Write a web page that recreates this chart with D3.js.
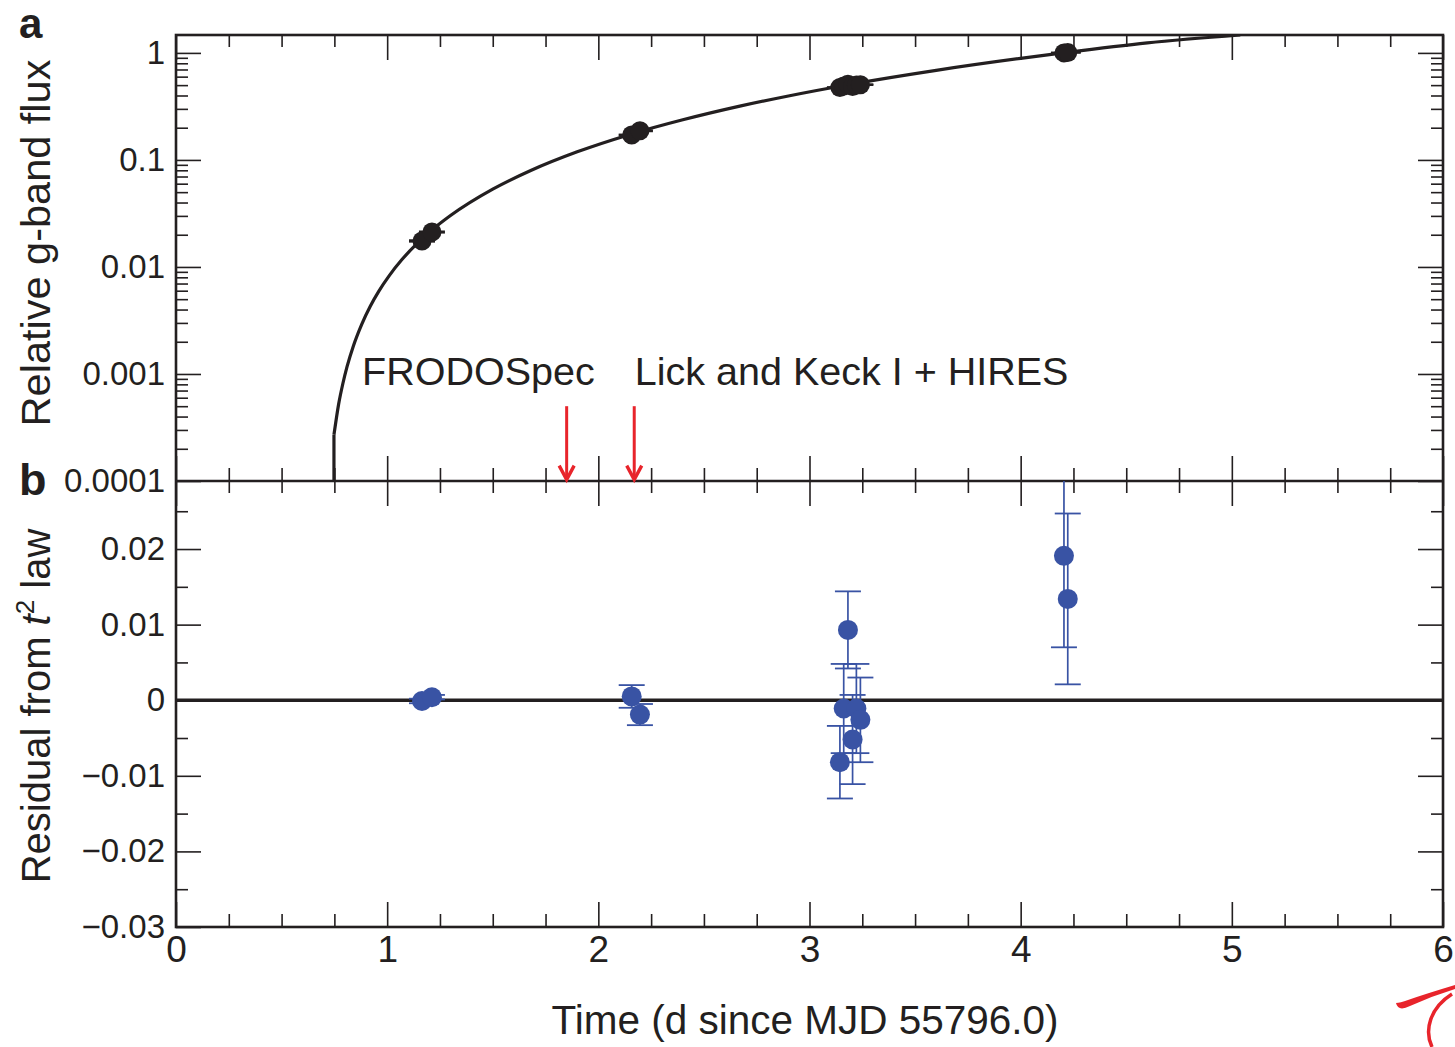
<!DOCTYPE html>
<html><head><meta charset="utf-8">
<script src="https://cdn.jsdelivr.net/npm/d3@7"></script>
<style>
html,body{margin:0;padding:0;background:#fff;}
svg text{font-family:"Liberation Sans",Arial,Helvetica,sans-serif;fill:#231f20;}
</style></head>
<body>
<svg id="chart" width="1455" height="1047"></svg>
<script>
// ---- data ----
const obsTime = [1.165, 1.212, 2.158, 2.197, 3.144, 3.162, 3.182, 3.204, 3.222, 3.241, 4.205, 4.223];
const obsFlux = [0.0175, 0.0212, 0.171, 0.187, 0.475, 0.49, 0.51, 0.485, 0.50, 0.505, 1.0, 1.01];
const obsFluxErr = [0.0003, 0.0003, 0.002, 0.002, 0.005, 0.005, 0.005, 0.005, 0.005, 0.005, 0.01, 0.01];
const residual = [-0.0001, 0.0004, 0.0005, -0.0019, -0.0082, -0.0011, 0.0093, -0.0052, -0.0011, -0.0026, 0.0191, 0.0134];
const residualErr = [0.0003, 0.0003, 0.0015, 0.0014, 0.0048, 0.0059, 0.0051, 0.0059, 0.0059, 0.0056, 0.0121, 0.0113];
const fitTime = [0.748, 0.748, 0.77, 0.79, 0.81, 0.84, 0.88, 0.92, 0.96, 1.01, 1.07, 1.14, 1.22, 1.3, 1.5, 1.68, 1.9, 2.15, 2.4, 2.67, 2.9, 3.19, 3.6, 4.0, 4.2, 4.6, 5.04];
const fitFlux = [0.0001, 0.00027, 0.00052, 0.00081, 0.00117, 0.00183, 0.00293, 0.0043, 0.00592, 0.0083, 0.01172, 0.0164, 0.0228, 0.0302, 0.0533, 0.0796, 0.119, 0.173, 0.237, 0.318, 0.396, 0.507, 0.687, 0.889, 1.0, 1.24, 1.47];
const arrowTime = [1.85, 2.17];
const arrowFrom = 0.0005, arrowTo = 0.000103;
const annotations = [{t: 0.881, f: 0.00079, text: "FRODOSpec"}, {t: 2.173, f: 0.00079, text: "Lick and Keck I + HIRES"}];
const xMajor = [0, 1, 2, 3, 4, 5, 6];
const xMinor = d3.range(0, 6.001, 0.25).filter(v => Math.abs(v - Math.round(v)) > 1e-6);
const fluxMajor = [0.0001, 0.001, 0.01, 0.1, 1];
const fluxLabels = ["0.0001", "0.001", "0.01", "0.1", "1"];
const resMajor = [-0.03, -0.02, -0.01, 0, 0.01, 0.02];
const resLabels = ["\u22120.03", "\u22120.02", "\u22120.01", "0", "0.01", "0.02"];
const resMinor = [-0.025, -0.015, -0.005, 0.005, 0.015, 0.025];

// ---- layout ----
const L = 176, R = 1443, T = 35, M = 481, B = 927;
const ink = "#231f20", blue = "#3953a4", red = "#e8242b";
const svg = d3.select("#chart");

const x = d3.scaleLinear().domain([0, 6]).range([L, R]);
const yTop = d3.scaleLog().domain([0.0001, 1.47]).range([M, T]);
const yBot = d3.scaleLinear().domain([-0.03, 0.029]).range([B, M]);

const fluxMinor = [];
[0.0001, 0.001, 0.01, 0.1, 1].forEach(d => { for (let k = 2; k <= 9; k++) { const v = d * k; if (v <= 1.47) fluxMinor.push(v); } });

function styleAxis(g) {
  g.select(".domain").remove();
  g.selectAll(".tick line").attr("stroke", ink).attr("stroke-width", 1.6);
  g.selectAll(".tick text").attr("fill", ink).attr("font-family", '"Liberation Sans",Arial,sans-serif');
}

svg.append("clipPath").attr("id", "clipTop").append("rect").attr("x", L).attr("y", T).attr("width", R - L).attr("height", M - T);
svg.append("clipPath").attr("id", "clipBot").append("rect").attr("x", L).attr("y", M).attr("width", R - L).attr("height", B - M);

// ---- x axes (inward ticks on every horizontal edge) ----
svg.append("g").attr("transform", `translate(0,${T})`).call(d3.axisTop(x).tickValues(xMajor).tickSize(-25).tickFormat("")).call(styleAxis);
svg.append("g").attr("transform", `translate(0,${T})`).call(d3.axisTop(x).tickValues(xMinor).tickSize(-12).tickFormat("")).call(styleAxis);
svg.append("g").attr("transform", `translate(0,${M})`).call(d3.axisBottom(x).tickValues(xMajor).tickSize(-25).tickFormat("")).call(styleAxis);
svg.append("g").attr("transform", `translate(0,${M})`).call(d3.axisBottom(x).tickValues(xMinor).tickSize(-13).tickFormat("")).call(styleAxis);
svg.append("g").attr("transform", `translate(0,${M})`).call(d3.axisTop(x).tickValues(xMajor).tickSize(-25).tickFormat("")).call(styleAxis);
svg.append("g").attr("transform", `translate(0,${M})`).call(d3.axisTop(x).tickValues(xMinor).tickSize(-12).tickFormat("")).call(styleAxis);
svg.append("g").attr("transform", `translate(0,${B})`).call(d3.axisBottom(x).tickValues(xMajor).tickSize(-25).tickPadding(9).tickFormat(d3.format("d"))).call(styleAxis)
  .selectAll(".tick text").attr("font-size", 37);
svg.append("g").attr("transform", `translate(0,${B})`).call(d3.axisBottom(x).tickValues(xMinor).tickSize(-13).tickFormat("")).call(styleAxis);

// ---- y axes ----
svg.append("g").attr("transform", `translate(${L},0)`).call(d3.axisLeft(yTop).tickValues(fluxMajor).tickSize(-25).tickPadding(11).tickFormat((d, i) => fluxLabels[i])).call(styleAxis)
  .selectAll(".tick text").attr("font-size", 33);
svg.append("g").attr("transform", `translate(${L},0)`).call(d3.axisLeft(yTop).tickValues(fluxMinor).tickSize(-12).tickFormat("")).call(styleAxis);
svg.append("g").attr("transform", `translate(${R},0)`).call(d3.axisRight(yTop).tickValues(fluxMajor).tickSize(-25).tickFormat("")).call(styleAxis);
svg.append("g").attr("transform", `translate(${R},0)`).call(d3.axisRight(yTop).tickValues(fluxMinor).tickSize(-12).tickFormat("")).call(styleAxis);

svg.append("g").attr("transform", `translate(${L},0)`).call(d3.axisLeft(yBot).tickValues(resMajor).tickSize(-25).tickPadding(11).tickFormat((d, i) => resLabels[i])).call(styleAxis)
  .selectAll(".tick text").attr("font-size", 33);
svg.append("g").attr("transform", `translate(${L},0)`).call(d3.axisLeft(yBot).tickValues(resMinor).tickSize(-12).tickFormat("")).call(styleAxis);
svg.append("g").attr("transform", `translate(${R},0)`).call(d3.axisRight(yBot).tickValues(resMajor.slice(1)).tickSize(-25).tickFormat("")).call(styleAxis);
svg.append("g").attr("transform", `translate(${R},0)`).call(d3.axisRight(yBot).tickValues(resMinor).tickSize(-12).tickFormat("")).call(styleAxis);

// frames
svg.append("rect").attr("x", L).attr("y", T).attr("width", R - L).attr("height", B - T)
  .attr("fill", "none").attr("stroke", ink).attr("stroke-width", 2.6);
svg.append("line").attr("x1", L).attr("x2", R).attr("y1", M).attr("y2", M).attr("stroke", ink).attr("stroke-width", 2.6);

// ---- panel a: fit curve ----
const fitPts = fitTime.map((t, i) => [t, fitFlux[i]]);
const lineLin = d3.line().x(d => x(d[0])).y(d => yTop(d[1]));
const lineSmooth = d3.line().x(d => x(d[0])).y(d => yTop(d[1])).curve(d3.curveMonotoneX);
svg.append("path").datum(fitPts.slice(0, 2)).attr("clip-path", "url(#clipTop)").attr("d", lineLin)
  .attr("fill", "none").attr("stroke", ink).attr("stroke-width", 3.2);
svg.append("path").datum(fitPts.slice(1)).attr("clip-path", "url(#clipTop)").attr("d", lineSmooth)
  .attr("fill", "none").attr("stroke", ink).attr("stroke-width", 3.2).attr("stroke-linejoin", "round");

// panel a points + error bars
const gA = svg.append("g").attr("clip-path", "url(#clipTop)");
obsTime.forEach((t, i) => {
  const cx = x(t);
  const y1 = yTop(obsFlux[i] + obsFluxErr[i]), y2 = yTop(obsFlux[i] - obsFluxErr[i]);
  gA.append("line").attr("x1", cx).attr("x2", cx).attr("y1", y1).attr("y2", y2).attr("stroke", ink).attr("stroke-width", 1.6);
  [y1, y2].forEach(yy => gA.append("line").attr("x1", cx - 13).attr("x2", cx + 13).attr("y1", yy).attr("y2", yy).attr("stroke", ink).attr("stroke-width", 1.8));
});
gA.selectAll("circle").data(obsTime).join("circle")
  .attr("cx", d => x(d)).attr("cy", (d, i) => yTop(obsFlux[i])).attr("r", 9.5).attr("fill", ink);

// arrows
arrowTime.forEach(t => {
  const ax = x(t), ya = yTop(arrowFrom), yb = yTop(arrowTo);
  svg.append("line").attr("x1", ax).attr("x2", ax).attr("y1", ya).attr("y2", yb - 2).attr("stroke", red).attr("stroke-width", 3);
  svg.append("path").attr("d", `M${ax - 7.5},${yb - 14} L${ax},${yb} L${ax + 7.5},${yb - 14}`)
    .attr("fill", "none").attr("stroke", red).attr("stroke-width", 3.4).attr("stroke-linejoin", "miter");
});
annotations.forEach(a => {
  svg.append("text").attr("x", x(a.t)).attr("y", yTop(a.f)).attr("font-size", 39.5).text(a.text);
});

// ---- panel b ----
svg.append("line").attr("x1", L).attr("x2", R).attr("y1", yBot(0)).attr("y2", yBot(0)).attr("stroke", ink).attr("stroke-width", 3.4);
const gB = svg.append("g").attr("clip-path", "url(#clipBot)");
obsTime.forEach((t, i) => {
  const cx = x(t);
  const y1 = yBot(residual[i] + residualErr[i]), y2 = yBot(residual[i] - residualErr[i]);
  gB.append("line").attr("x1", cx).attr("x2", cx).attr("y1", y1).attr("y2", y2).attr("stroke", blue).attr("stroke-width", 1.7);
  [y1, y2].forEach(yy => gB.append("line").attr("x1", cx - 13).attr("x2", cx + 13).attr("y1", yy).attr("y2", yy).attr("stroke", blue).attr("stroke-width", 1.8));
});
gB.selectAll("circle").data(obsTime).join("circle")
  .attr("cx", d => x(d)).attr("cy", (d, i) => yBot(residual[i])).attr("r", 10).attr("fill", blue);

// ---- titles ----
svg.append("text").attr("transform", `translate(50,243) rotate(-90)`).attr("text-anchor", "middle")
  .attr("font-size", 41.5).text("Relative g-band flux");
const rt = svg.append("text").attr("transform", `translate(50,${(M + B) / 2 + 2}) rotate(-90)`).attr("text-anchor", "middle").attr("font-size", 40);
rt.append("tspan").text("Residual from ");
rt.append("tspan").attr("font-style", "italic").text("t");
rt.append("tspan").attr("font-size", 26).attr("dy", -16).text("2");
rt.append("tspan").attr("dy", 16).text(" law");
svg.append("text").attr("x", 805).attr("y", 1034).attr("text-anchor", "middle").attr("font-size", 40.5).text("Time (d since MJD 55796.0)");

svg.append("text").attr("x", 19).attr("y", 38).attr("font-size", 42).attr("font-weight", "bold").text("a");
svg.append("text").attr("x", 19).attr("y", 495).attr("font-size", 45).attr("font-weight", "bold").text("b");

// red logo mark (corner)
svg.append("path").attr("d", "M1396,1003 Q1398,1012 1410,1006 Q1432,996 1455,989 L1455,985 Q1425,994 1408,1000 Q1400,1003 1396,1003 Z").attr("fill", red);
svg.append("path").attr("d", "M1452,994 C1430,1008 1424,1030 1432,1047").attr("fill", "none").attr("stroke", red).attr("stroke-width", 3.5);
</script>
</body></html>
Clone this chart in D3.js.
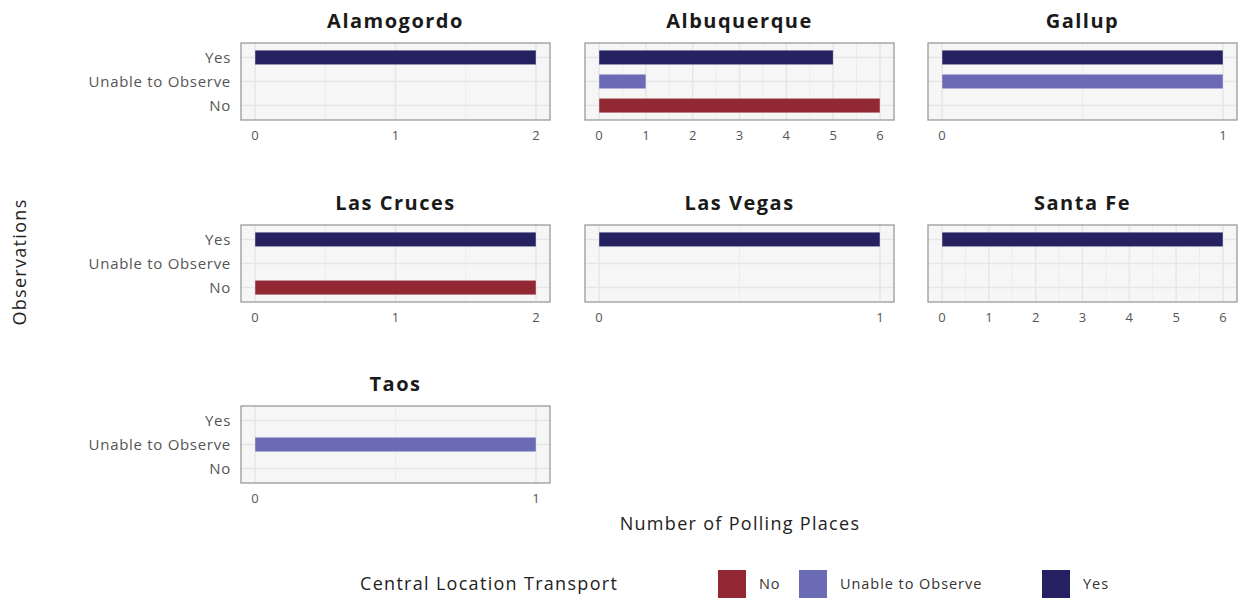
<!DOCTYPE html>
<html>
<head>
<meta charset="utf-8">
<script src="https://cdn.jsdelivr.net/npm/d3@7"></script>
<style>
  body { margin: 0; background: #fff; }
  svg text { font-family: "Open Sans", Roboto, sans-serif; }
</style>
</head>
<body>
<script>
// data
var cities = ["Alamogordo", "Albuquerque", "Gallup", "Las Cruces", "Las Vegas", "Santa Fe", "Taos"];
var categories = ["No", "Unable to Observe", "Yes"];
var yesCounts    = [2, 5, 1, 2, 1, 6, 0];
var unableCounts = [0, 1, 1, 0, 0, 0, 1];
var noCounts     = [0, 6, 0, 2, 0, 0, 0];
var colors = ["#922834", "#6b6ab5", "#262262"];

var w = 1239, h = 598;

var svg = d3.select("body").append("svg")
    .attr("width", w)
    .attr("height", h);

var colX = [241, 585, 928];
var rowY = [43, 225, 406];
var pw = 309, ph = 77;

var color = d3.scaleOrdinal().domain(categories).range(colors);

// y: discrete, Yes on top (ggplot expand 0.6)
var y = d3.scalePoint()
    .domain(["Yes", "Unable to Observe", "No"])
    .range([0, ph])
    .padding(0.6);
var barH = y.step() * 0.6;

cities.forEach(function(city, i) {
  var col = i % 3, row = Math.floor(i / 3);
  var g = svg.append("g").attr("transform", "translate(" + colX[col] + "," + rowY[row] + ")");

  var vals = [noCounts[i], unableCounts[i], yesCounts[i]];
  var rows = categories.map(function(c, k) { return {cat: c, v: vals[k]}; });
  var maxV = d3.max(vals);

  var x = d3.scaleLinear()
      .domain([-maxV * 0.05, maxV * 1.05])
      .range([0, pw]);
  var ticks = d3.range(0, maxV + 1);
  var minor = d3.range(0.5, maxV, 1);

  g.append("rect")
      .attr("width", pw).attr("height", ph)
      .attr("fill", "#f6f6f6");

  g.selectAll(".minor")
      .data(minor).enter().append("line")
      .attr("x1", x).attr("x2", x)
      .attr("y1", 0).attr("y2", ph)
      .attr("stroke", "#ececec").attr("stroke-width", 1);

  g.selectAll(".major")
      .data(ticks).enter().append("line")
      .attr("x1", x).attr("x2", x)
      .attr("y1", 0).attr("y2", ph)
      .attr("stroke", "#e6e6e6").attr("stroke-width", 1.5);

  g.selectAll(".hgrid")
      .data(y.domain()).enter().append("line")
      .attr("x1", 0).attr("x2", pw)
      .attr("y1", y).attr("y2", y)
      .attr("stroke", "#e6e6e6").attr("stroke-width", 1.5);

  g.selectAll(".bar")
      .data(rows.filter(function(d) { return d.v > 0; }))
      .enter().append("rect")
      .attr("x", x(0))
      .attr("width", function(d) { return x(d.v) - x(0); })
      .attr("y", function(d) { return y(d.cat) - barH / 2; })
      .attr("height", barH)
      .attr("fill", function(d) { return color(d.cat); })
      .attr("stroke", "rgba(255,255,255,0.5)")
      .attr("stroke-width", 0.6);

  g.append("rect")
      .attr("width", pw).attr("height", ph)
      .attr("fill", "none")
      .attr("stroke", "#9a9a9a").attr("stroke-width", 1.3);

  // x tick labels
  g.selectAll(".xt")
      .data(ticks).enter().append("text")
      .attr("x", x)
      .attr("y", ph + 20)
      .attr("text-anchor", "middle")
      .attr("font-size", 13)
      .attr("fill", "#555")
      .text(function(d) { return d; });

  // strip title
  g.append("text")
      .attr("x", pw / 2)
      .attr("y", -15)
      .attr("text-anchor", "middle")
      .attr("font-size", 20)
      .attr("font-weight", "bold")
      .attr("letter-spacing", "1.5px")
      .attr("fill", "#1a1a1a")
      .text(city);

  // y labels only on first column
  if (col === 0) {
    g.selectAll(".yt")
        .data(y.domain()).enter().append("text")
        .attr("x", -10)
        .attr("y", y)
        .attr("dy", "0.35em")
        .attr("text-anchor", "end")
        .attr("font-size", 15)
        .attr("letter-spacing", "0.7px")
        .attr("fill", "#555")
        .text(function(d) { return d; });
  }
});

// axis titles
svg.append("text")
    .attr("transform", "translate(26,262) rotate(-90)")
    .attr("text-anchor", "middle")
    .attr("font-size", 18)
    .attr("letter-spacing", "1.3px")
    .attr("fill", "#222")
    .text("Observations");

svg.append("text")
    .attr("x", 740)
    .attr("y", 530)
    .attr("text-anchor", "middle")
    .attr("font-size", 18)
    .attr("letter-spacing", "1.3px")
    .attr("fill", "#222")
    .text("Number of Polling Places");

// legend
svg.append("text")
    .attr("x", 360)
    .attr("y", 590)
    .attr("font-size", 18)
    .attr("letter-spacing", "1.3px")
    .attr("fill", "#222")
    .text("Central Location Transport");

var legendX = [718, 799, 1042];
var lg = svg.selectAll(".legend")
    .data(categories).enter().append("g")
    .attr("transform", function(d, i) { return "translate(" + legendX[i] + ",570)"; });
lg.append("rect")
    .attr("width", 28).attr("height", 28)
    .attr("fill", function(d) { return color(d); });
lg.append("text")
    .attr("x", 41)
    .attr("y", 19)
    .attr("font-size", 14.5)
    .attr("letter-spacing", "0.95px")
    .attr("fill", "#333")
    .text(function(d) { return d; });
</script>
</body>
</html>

|---|

Tally up the lines in the preceding listing that contain the string "this". Respond with the number and nothing else.

2